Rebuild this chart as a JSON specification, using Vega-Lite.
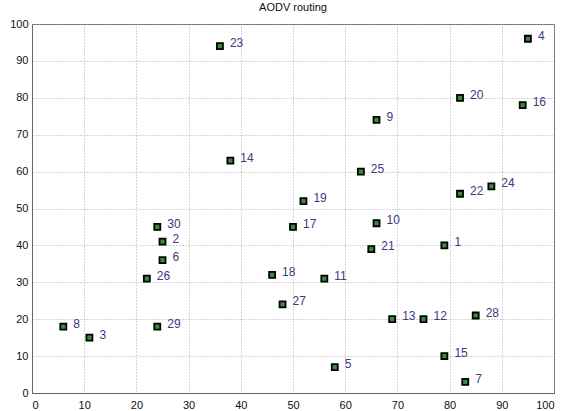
{
  "$schema": "https://vega.github.io/schema/vega-lite/v6.json",
  "width": 522,
  "height": 369,
  "autosize": {"type": "none"},
  "padding": {"left": 32, "top": 24, "right": 8, "bottom": 18},
  "background": "white",
  "title": {"text": "AODV routing", "fontSize": 11, "fontWeight": "normal", "font": "Liberation Sans", "color": "#111", "offset": 5},
  "config": {
    "view": {"stroke": "#666", "strokeWidth": 1},
    "axis": {"labelFont": "Liberation Sans", "labelFontSize": 11, "labelColor": "#111", "grid": true, "gridDash": [1, 2], "gridColor": "#aaa", "gridOpacity": 1, "domainColor": "#666", "tickColor": "#666", "tickSize": 0, "title": null}
  },
  "data": {"values": [
    {"id": 1, "x": 79, "y": 40},
    {"id": 2, "x": 25, "y": 41},
    {"id": 3, "x": 11, "y": 15},
    {"id": 4, "x": 95, "y": 96},
    {"id": 5, "x": 58, "y": 7},
    {"id": 6, "x": 25, "y": 36},
    {"id": 7, "x": 83, "y": 3},
    {"id": 8, "x": 6, "y": 18},
    {"id": 9, "x": 66, "y": 74},
    {"id": 10, "x": 66, "y": 46},
    {"id": 11, "x": 56, "y": 31},
    {"id": 12, "x": 75, "y": 20},
    {"id": 13, "x": 69, "y": 20},
    {"id": 14, "x": 38, "y": 63},
    {"id": 15, "x": 79, "y": 10},
    {"id": 16, "x": 94, "y": 78},
    {"id": 17, "x": 50, "y": 45},
    {"id": 18, "x": 46, "y": 32},
    {"id": 19, "x": 52, "y": 52},
    {"id": 20, "x": 82, "y": 80},
    {"id": 21, "x": 65, "y": 39},
    {"id": 22, "x": 82, "y": 54},
    {"id": 23, "x": 36, "y": 94},
    {"id": 24, "x": 88, "y": 56},
    {"id": 25, "x": 63, "y": 60},
    {"id": 26, "x": 22, "y": 31},
    {"id": 27, "x": 48, "y": 24},
    {"id": 28, "x": 85, "y": 21},
    {"id": 29, "x": 24, "y": 18},
    {"id": 30, "x": 24, "y": 45}
  ]},
  "encoding": {
    "x": {"field": "x", "type": "quantitative", "scale": {"domain": [0, 100], "nice": false, "zero": false}, "axis": {"values": [0,10,20,30,40,50,60,70,80,90,100], "labelPadding": 6}},
    "y": {"field": "y", "type": "quantitative", "scale": {"domain": [0, 100], "nice": false, "zero": false}, "axis": {"values": [0,10,20,30,40,50,60,70,80,90,100], "labelPadding": 4}}
  },
  "layer": [
    {"mark": {"type": "point", "shape": "square", "filled": true, "size": 36, "fill": "#3d8a3d", "stroke": "#000", "strokeWidth": 1.8, "opacity": 1}},
    {"mark": {"type": "text", "align": "left", "baseline": "middle", "dx": 10, "dy": -3, "font": "Liberation Sans", "fontSize": 12, "color": "#3a3a80"}, "encoding": {"text": {"field": "id", "type": "nominal"}}}
  ]
}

::::

STATED PROBLEM: Return the listing above word for word, with the pictures removed.

PROBLEM SOLUTION:
Rebuild this chart as a JSON specification, using Vega-Lite.
{
  "$schema": "https://vega.github.io/schema/vega-lite/v6.json",
  "width": 522,
  "height": 369,
  "autosize": {"type": "none"},
  "padding": {"left": 32, "top": 24, "right": 8, "bottom": 18},
  "background": "white",
  "title": {"text": "AODV routing", "fontSize": 11, "fontWeight": "normal", "font": "Liberation Sans", "color": "#111", "offset": 5},
  "config": {
    "view": {"stroke": "#666", "strokeWidth": 1},
    "axis": {"labelFont": "Liberation Sans", "labelFontSize": 11, "labelColor": "#111", "grid": true, "gridDash": [1, 2], "gridColor": "#aaa", "gridOpacity": 1, "domainColor": "#666", "tickColor": "#666", "tickSize": 0, "title": null}
  },
  "data": {"values": [
    {"id": 1, "x": 79, "y": 40},
    {"id": 2, "x": 25, "y": 41},
    {"id": 3, "x": 11, "y": 15},
    {"id": 4, "x": 95, "y": 96},
    {"id": 5, "x": 58, "y": 7},
    {"id": 6, "x": 25, "y": 36},
    {"id": 7, "x": 83, "y": 3},
    {"id": 8, "x": 6, "y": 18},
    {"id": 9, "x": 66, "y": 74},
    {"id": 10, "x": 66, "y": 46},
    {"id": 11, "x": 56, "y": 31},
    {"id": 12, "x": 75, "y": 20},
    {"id": 13, "x": 69, "y": 20},
    {"id": 14, "x": 38, "y": 63},
    {"id": 15, "x": 79, "y": 10},
    {"id": 16, "x": 94, "y": 78},
    {"id": 17, "x": 50, "y": 45},
    {"id": 18, "x": 46, "y": 32},
    {"id": 19, "x": 52, "y": 52},
    {"id": 20, "x": 82, "y": 80},
    {"id": 21, "x": 65, "y": 39},
    {"id": 22, "x": 82, "y": 54},
    {"id": 23, "x": 36, "y": 94},
    {"id": 24, "x": 88, "y": 56},
    {"id": 25, "x": 63, "y": 60},
    {"id": 26, "x": 22, "y": 31},
    {"id": 27, "x": 48, "y": 24},
    {"id": 28, "x": 85, "y": 21},
    {"id": 29, "x": 24, "y": 18},
    {"id": 30, "x": 24, "y": 45}
  ]},
  "encoding": {
    "x": {"field": "x", "type": "quantitative", "scale": {"domain": [0, 100], "nice": false, "zero": false}, "axis": {"values": [0,10,20,30,40,50,60,70,80,90,100], "labelPadding": 6}},
    "y": {"field": "y", "type": "quantitative", "scale": {"domain": [0, 100], "nice": false, "zero": false}, "axis": {"values": [0,10,20,30,40,50,60,70,80,90,100], "labelPadding": 4}}
  },
  "layer": [
    {"mark": {"type": "point", "shape": "square", "filled": true, "size": 36, "fill": "#3d8a3d", "stroke": "#000", "strokeWidth": 1.8, "opacity": 1}},
    {"mark": {"type": "text", "align": "left", "baseline": "middle", "dx": 10, "dy": -3, "font": "Liberation Sans", "fontSize": 12, "color": "#3a3a80"}, "encoding": {"text": {"field": "id", "type": "nominal"}}}
  ]
}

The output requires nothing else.